I believe poetry can help us connect with our True Self, uninhibited by ego’s needs for certitude and security. A good poem can open us to experience Reality and let it shatter the walls that protect our falsity. Kabir (c. 1440-1580) was a religious reformer who “achieved a remarkable synthesis of Hindu, Muslim, and even Christian belief.” [2] He was an artist and musician, and his poems were probably originally songs.

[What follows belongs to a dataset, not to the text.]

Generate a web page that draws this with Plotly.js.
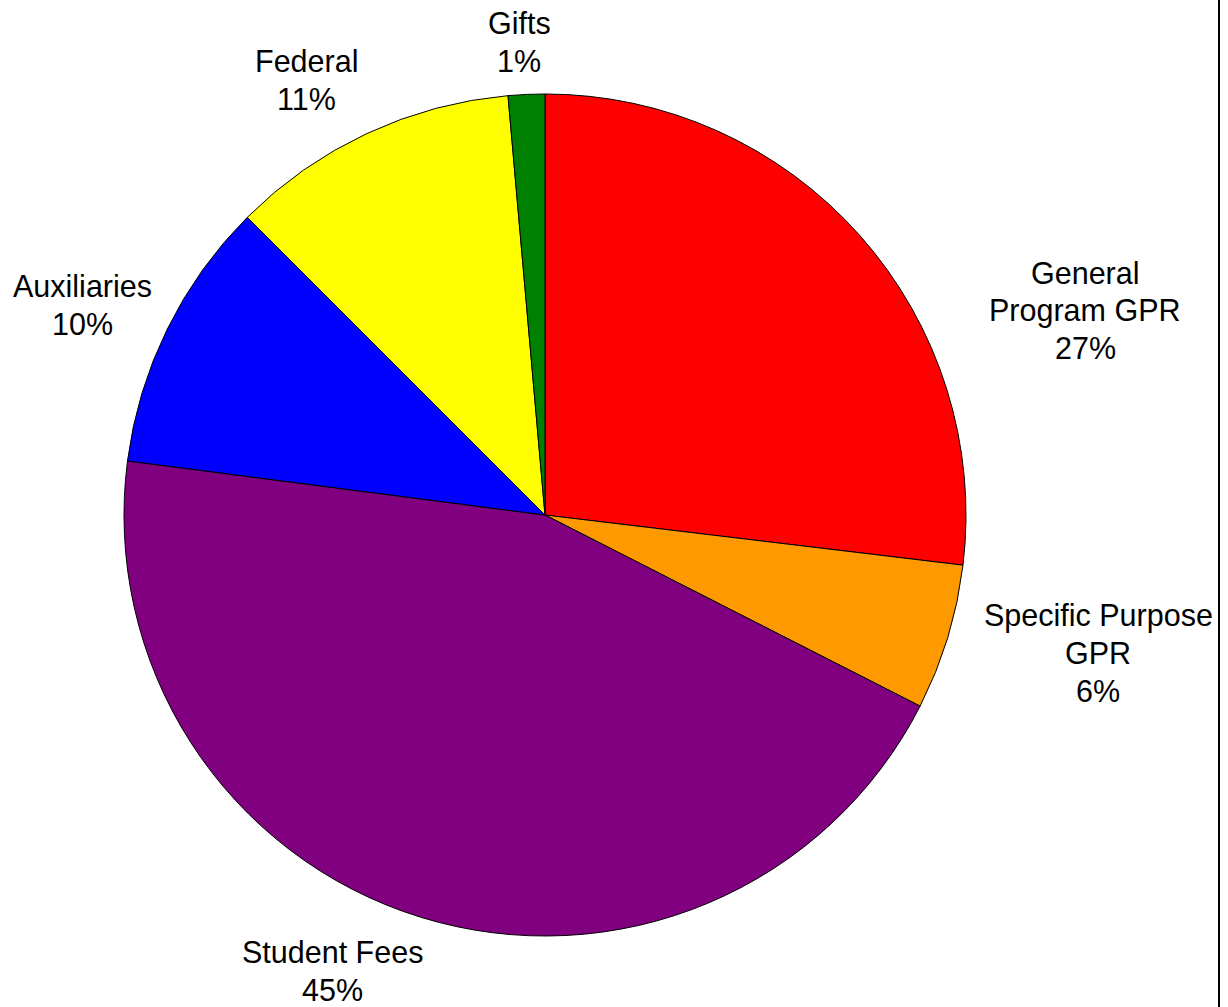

Sit with Kabir’s metaphor of unitive consciousness: “All know that the drop merges into the ocean, but few know that the ocean merges into the drop.”

Now let your heart open as you read this poem by Rainer Maria Rilke (1875-1926) [3]:

I’m too alone in the world, yet not alone enough
to make each hour holy.
I’m too small in the world, yet not small enough
to be simply in your presence, like a thing—
just as it is.

I want to know my own will
and to move with it.
And I want, in the hushed moments
when the nameless draws near,
to be among the wise ones—
or alone.

I want to mirror your immensity.
I want never to be too weak or too old
to bear the heavy, lurching image of you.

I want to unfold.
Let no place in me hold itself closed,
for where I am closed, I am false.
I want to stay clear in your sight.

I would describe myself
like a landscape I’ve studied
at length, in detail;
like a word I’m coming to understand;
like a pitcher I pour from at mealtime;
like my mother’s face;
like a ship that carried me
when the waters raged.

They say it is worth learning German, just to read this poem in its original.

Gateway to Silence:
“To see a world in a grain of sand, and heaven in a wild flower.” —William Blake

References:
[1] Mirabai Starr, Unitive Consciousness: An Eastern Perspective, an unpublished webcast (Center for Action and Contemplation: 2015).
[2] Daniel Ladinsky, Love Poems from God: Twelve Sacred Voices from the East and West, (Penguin Compass: 2002), 209.
[3] Anita Barrows and Joanna Macy, trans., Rilke’s Book of Hours: Love Poems to God (Riverhead Books: 1996), 67-68. Used with permission.